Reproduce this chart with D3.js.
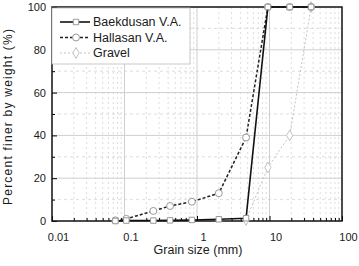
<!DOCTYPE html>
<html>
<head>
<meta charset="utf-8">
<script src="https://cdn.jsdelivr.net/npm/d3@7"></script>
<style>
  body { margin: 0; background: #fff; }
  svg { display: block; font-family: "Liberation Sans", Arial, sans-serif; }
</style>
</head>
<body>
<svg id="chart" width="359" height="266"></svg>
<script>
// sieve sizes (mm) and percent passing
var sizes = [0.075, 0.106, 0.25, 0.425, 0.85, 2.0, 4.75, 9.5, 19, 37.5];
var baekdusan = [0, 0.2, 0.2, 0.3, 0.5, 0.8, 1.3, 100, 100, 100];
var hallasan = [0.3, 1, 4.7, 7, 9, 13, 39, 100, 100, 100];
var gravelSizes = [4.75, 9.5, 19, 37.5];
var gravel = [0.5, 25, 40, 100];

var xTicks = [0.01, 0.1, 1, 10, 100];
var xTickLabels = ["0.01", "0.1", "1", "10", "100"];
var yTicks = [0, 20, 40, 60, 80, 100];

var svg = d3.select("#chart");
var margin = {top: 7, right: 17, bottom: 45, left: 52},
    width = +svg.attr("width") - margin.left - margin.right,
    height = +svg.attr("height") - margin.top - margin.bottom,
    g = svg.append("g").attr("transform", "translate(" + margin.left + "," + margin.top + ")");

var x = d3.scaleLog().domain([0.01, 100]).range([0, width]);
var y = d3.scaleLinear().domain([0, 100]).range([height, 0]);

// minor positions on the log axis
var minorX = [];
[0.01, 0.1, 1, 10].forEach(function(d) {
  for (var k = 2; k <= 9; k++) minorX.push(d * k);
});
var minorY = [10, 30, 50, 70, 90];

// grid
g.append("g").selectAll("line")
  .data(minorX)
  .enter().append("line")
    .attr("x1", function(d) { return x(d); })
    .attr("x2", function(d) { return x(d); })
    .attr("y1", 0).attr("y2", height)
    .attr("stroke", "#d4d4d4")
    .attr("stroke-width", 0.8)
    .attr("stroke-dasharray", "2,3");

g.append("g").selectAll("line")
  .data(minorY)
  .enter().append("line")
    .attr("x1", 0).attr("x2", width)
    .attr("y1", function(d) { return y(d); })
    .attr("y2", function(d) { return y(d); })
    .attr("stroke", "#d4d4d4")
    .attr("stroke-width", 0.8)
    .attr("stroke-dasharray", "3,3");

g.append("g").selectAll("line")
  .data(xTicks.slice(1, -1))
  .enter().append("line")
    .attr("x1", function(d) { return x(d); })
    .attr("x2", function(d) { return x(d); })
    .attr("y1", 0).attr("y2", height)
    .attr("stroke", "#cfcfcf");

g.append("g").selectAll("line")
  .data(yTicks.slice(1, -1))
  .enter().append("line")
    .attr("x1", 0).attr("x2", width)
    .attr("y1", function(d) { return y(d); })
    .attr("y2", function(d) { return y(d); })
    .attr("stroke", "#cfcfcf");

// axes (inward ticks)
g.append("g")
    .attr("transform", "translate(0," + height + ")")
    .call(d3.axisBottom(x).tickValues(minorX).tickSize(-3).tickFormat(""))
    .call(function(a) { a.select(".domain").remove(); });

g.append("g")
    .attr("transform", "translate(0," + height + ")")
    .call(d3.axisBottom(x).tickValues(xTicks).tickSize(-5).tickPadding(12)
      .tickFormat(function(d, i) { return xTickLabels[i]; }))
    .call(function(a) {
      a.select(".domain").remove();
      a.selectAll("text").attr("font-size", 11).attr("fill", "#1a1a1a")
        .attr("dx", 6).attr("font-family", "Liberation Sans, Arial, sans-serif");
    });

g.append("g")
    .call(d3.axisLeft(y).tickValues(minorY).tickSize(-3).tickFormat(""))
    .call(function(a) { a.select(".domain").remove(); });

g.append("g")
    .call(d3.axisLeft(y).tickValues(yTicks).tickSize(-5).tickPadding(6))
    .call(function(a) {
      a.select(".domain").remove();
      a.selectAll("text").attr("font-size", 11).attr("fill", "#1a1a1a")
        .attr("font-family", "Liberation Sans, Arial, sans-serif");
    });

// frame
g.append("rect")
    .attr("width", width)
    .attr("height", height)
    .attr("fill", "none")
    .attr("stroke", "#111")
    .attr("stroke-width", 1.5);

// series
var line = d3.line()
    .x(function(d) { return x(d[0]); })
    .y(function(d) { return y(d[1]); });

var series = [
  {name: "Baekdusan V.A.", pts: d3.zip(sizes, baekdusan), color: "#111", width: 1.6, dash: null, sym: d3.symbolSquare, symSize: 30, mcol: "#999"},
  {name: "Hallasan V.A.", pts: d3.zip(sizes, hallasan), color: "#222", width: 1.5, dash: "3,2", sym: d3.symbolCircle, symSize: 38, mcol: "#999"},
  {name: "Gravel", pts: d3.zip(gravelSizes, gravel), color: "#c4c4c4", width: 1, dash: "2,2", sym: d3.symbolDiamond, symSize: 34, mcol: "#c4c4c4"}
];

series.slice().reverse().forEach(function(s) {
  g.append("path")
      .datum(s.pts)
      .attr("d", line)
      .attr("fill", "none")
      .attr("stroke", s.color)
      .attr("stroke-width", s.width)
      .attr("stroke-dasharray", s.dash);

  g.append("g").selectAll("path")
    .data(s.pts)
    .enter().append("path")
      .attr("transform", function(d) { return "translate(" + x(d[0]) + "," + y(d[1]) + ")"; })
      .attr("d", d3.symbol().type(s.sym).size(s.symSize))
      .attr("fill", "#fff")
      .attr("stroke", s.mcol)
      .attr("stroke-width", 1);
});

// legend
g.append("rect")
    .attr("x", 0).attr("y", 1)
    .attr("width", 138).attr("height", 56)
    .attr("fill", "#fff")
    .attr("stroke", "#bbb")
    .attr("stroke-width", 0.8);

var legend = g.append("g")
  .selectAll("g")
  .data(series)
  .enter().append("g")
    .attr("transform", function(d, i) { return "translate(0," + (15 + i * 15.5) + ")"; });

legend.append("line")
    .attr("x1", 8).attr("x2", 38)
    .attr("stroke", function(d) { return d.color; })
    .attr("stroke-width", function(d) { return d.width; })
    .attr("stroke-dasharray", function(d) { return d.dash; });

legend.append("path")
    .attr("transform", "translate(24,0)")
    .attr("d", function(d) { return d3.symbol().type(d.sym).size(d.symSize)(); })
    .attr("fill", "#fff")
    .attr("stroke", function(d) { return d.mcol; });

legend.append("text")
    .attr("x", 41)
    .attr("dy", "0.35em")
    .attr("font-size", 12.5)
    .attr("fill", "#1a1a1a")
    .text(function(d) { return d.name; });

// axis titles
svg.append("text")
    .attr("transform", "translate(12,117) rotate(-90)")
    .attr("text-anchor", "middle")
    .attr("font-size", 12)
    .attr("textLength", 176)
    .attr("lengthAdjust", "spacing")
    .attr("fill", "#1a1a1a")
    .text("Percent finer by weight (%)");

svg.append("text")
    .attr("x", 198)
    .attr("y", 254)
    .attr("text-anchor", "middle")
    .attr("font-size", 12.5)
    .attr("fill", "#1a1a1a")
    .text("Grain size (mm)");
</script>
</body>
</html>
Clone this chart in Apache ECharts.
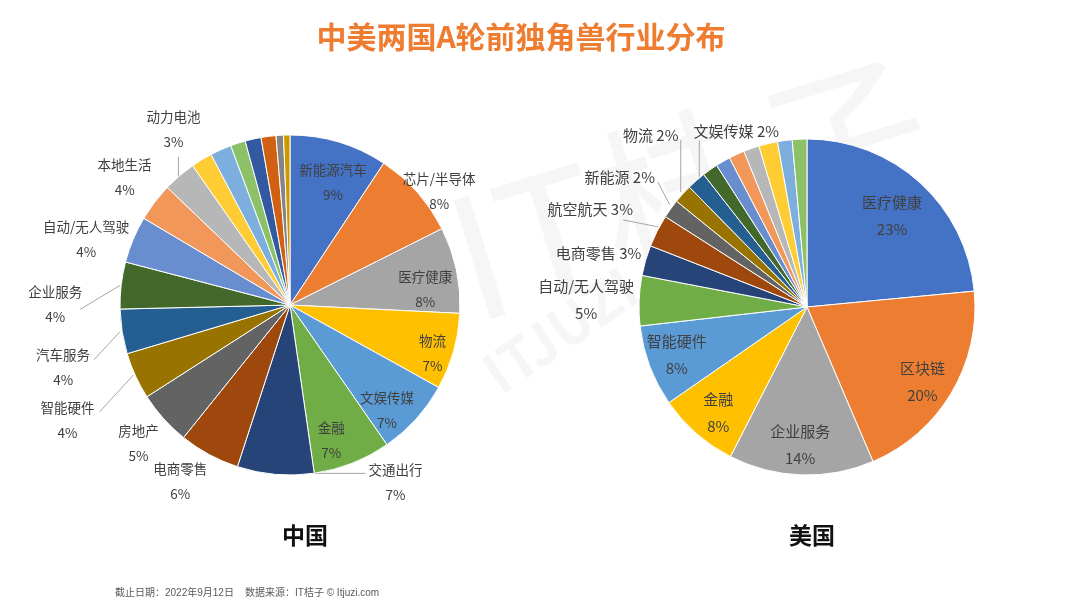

============================================================

THE REQUEST: Retype the data above exactly; pictures are not part of the copy.

FINAL ANSWER:
Reproduce this chart with D3.js.
<!DOCTYPE html>
<html>
<head>
<meta charset="utf-8">
<script src="https://cdn.jsdelivr.net/npm/d3@7"></script>
<style>
  body { margin: 0; background: #fff; }
  svg { display: block; font-family: "Liberation Sans", Arial, sans-serif; }
</style>
</head>
<body>
<svg id="chart" width="359" height="266"></svg>
<script>
// sieve sizes (mm) and percent passing
var sizes = [0.075, 0.106, 0.25, 0.425, 0.85, 2.0, 4.75, 9.5, 19, 37.5];
var baekdusan = [0, 0.2, 0.2, 0.3, 0.5, 0.8, 1.3, 100, 100, 100];
var hallasan = [0.3, 1, 4.7, 7, 9, 13, 39, 100, 100, 100];
var gravelSizes = [4.75, 9.5, 19, 37.5];
var gravel = [0.5, 25, 40, 100];

var xTicks = [0.01, 0.1, 1, 10, 100];
var xTickLabels = ["0.01", "0.1", "1", "10", "100"];
var yTicks = [0, 20, 40, 60, 80, 100];

var svg = d3.select("#chart");
var margin = {top: 7, right: 17, bottom: 45, left: 52},
    width = +svg.attr("width") - margin.left - margin.right,
    height = +svg.attr("height") - margin.top - margin.bottom,
    g = svg.append("g").attr("transform", "translate(" + margin.left + "," + margin.top + ")");

var x = d3.scaleLog().domain([0.01, 100]).range([0, width]);
var y = d3.scaleLinear().domain([0, 100]).range([height, 0]);

// minor positions on the log axis
var minorX = [];
[0.01, 0.1, 1, 10].forEach(function(d) {
  for (var k = 2; k <= 9; k++) minorX.push(d * k);
});
var minorY = [10, 30, 50, 70, 90];

// grid
g.append("g").selectAll("line")
  .data(minorX)
  .enter().append("line")
    .attr("x1", function(d) { return x(d); })
    .attr("x2", function(d) { return x(d); })
    .attr("y1", 0).attr("y2", height)
    .attr("stroke", "#d4d4d4")
    .attr("stroke-width", 0.8)
    .attr("stroke-dasharray", "2,3");

g.append("g").selectAll("line")
  .data(minorY)
  .enter().append("line")
    .attr("x1", 0).attr("x2", width)
    .attr("y1", function(d) { return y(d); })
    .attr("y2", function(d) { return y(d); })
    .attr("stroke", "#d4d4d4")
    .attr("stroke-width", 0.8)
    .attr("stroke-dasharray", "3,3");

g.append("g").selectAll("line")
  .data(xTicks.slice(1, -1))
  .enter().append("line")
    .attr("x1", function(d) { return x(d); })
    .attr("x2", function(d) { return x(d); })
    .attr("y1", 0).attr("y2", height)
    .attr("stroke", "#cfcfcf");

g.append("g").selectAll("line")
  .data(yTicks.slice(1, -1))
  .enter().append("line")
    .attr("x1", 0).attr("x2", width)
    .attr("y1", function(d) { return y(d); })
    .attr("y2", function(d) { return y(d); })
    .attr("stroke", "#cfcfcf");

// axes (inward ticks)
g.append("g")
    .attr("transform", "translate(0," + height + ")")
    .call(d3.axisBottom(x).tickValues(minorX).tickSize(-3).tickFormat(""))
    .call(function(a) { a.select(".domain").remove(); });

g.append("g")
    .attr("transform", "translate(0," + height + ")")
    .call(d3.axisBottom(x).tickValues(xTicks).tickSize(-5).tickPadding(12)
      .tickFormat(function(d, i) { return xTickLabels[i]; }))
    .call(function(a) {
      a.select(".domain").remove();
      a.selectAll("text").attr("font-size", 11).attr("fill", "#1a1a1a")
        .attr("dx", 6).attr("font-family", "Liberation Sans, Arial, sans-serif");
    });

g.append("g")
    .call(d3.axisLeft(y).tickValues(minorY).tickSize(-3).tickFormat(""))
    .call(function(a) { a.select(".domain").remove(); });

g.append("g")
    .call(d3.axisLeft(y).tickValues(yTicks).tickSize(-5).tickPadding(6))
    .call(function(a) {
      a.select(".domain").remove();
      a.selectAll("text").attr("font-size", 11).attr("fill", "#1a1a1a")
        .attr("font-family", "Liberation Sans, Arial, sans-serif");
    });

// frame
g.append("rect")
    .attr("width", width)
    .attr("height", height)
    .attr("fill", "none")
    .attr("stroke", "#111")
    .attr("stroke-width", 1.5);

// series
var line = d3.line()
    .x(function(d) { return x(d[0]); })
    .y(function(d) { return y(d[1]); });

var series = [
  {name: "Baekdusan V.A.", pts: d3.zip(sizes, baekdusan), color: "#111", width: 1.6, dash: null, sym: d3.symbolSquare, symSize: 30, mcol: "#999"},
  {name: "Hallasan V.A.", pts: d3.zip(sizes, hallasan), color: "#222", width: 1.5, dash: "3,2", sym: d3.symbolCircle, symSize: 38, mcol: "#999"},
  {name: "Gravel", pts: d3.zip(gravelSizes, gravel), color: "#c4c4c4", width: 1, dash: "2,2", sym: d3.symbolDiamond, symSize: 34, mcol: "#c4c4c4"}
];

series.slice().reverse().forEach(function(s) {
  g.append("path")
      .datum(s.pts)
      .attr("d", line)
      .attr("fill", "none")
      .attr("stroke", s.color)
      .attr("stroke-width", s.width)
      .attr("stroke-dasharray", s.dash);

  g.append("g").selectAll("path")
    .data(s.pts)
    .enter().append("path")
      .attr("transform", function(d) { return "translate(" + x(d[0]) + "," + y(d[1]) + ")"; })
      .attr("d", d3.symbol().type(s.sym).size(s.symSize))
      .attr("fill", "#fff")
      .attr("stroke", s.mcol)
      .attr("stroke-width", 1);
});

// legend
g.append("rect")
    .attr("x", 0).attr("y", 1)
    .attr("width", 138).attr("height", 56)
    .attr("fill", "#fff")
    .attr("stroke", "#bbb")
    .attr("stroke-width", 0.8);

var legend = g.append("g")
  .selectAll("g")
  .data(series)
  .enter().append("g")
    .attr("transform", function(d, i) { return "translate(0," + (15 + i * 15.5) + ")"; });

legend.append("line")
    .attr("x1", 8).attr("x2", 38)
    .attr("stroke", function(d) { return d.color; })
    .attr("stroke-width", function(d) { return d.width; })
    .attr("stroke-dasharray", function(d) { return d.dash; });

legend.append("path")
    .attr("transform", "translate(24,0)")
    .attr("d", function(d) { return d3.symbol().type(d.sym).size(d.symSize)(); })
    .attr("fill", "#fff")
    .attr("stroke", function(d) { return d.mcol; });

legend.append("text")
    .attr("x", 41)
    .attr("dy", "0.35em")
    .attr("font-size", 12.5)
    .attr("fill", "#1a1a1a")
    .text(function(d) { return d.name; });

// axis titles
svg.append("text")
    .attr("transform", "translate(12,117) rotate(-90)")
    .attr("text-anchor", "middle")
    .attr("font-size", 12)
    .attr("textLength", 176)
    .attr("lengthAdjust", "spacing")
    .attr("fill", "#1a1a1a")
    .text("Percent finer by weight (%)");

svg.append("text")
    .attr("x", 198)
    .attr("y", 254)
    .attr("text-anchor", "middle")
    .attr("font-size", 12.5)
    .attr("fill", "#1a1a1a")
    .text("Grain size (mm)");
</script>
</body>
</html>
Clone this chart in Apache ECharts.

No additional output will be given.